■ EXERCISE PROMPT:
Make an exact copy of each entry, leaving out every picture.

■ THE DATA:
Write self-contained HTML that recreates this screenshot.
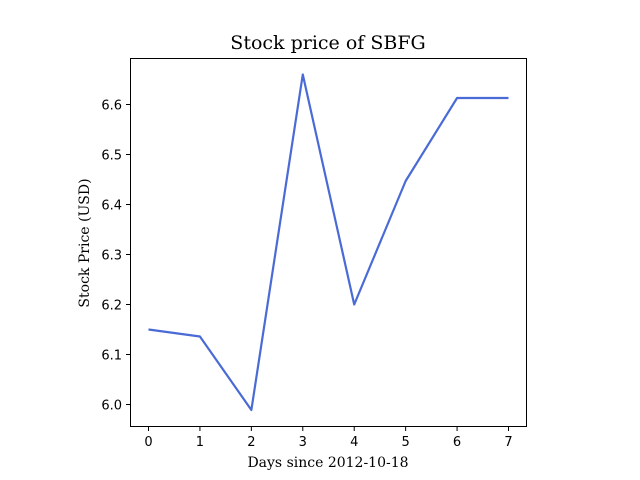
<!DOCTYPE html>
<html><head><meta charset="utf-8"><style>
body{margin:0;background:#fff;}
svg{display:block;}
.tick{font-family:"DejaVu Sans","Liberation Sans",sans-serif;font-size:13px;fill:#000;}
.lab{font-family:"DejaVu Serif","Liberation Serif",serif;font-size:14px;fill:#000;}
</style></head><body>
<svg id="chart" width="640" height="480">
<rect x="0" y="0" width="640" height="480" fill="#fff"/>
<text x="328" y="49" text-anchor="middle" class="lab" style="font-size:19px">Stock price of SBFG</text>
<text x="328" y="467" text-anchor="middle" class="lab">Days since 2012-10-18</text>
<text x="89" y="243" text-anchor="middle" class="lab" transform="rotate(-90 89 243)">Stock Price (USD)</text>
<g id="ticks"></g>
<g id="plot"></g>
<rect x="130.5" y="58.5" width="396" height="368" fill="none" stroke="#000" stroke-width="1"/>
</svg>
<script>
const days = [0,1,2,3,4,5,6,7];
const prices = [6.149,6.135,5.988,6.659,6.199,6.446,6.612,6.612];
const xTicks = [0,1,2,3,4,5,6,7];
const yTicks = [6.0,6.1,6.2,6.3,6.4,6.5,6.6];
const ns="http://www.w3.org/2000/svg";
function xs(v){return 148.5+(v-0)*(508.5-148.5)/7;}
function ys(v){return 404+(v-6.0)*(104-404)/0.6;}
const tg=document.getElementById('ticks');
xTicks.forEach(t=>{
  const l=document.createElementNS(ns,'line');
  l.setAttribute('x1',xs(t));l.setAttribute('x2',xs(t));l.setAttribute('y1',427);l.setAttribute('y2',431);l.setAttribute('stroke','#000');
  
  
  tg.appendChild(l);
  const tx=document.createElementNS(ns,'text');
  tx.setAttribute('x',xs(t));tx.setAttribute('y',446);tx.setAttribute('text-anchor','middle');tx.setAttribute('class','tick');
  tx.textContent=t;
  
  
  tg.appendChild(tx);
});
yTicks.forEach(t=>{
  const y=ys(t)+0.5;
  const l=document.createElementNS(ns,'line');
  l.setAttribute('x1',126);l.setAttribute('x2',130);l.setAttribute('y1',y);l.setAttribute('y2',y);l.setAttribute('stroke','#000');
  
  
  tg.appendChild(l);
  const tx=document.createElementNS(ns,'text');
  tx.setAttribute('x',122);tx.setAttribute('y',y+5);tx.setAttribute('text-anchor','end');tx.setAttribute('class','tick');
  tx.textContent=t.toFixed(1);
  
  
  tg.appendChild(tx);
});
const p=document.createElementNS(ns,'polyline');
p.setAttribute('points',days.map((d,i)=>xs(d)+','+ys(prices[i])).join(' '));
p.setAttribute('fill','none');p.setAttribute('stroke','#4a6bd6');p.setAttribute('stroke-width','2.2');p.setAttribute('stroke-linejoin','round');


document.getElementById('plot').appendChild(p);
</script>
</body></html>
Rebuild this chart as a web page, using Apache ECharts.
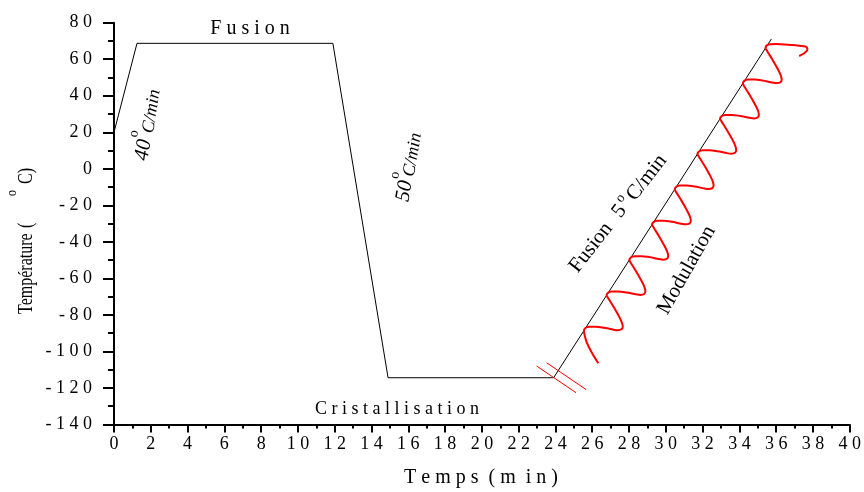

■ CORRECT OUTPUT:
Write self-contained HTML that recreates this screenshot.
<!DOCTYPE html>
<html><head><meta charset="utf-8"><style>
body{margin:0;background:#fff;}
svg{display:block;}
.tick{font-family:"DejaVu Sans","Liberation Sans",sans-serif;font-size:13px;fill:#000;}
.lab{font-family:"DejaVu Serif","Liberation Serif",serif;font-size:14px;fill:#000;}
</style></head><body>
<svg id="chart" width="640" height="480">
<rect x="0" y="0" width="640" height="480" fill="#fff"/>
<text x="328" y="49" text-anchor="middle" class="lab" style="font-size:19px">Stock price of SBFG</text>
<text x="328" y="467" text-anchor="middle" class="lab">Days since 2012-10-18</text>
<text x="89" y="243" text-anchor="middle" class="lab" transform="rotate(-90 89 243)">Stock Price (USD)</text>
<g id="ticks"></g>
<g id="plot"></g>
<rect x="130.5" y="58.5" width="396" height="368" fill="none" stroke="#000" stroke-width="1"/>
</svg>
<script>
const days = [0,1,2,3,4,5,6,7];
const prices = [6.149,6.135,5.988,6.659,6.199,6.446,6.612,6.612];
const xTicks = [0,1,2,3,4,5,6,7];
const yTicks = [6.0,6.1,6.2,6.3,6.4,6.5,6.6];
const ns="http://www.w3.org/2000/svg";
function xs(v){return 148.5+(v-0)*(508.5-148.5)/7;}
function ys(v){return 404+(v-6.0)*(104-404)/0.6;}
const tg=document.getElementById('ticks');
xTicks.forEach(t=>{
  const l=document.createElementNS(ns,'line');
  l.setAttribute('x1',xs(t));l.setAttribute('x2',xs(t));l.setAttribute('y1',427);l.setAttribute('y2',431);l.setAttribute('stroke','#000');
  
  
  tg.appendChild(l);
  const tx=document.createElementNS(ns,'text');
  tx.setAttribute('x',xs(t));tx.setAttribute('y',446);tx.setAttribute('text-anchor','middle');tx.setAttribute('class','tick');
  tx.textContent=t;
  
  
  tg.appendChild(tx);
});
yTicks.forEach(t=>{
  const y=ys(t)+0.5;
  const l=document.createElementNS(ns,'line');
  l.setAttribute('x1',126);l.setAttribute('x2',130);l.setAttribute('y1',y);l.setAttribute('y2',y);l.setAttribute('stroke','#000');
  
  
  tg.appendChild(l);
  const tx=document.createElementNS(ns,'text');
  tx.setAttribute('x',122);tx.setAttribute('y',y+5);tx.setAttribute('text-anchor','end');tx.setAttribute('class','tick');
  tx.textContent=t.toFixed(1);
  
  
  tg.appendChild(tx);
});
const p=document.createElementNS(ns,'polyline');
p.setAttribute('points',days.map((d,i)=>xs(d)+','+ys(prices[i])).join(' '));
p.setAttribute('fill','none');p.setAttribute('stroke','#4a6bd6');p.setAttribute('stroke-width','2.2');p.setAttribute('stroke-linejoin','round');


document.getElementById('plot').appendChild(p);
</script>
</body></html>
Rebuild this chart as a web page, using Apache ECharts.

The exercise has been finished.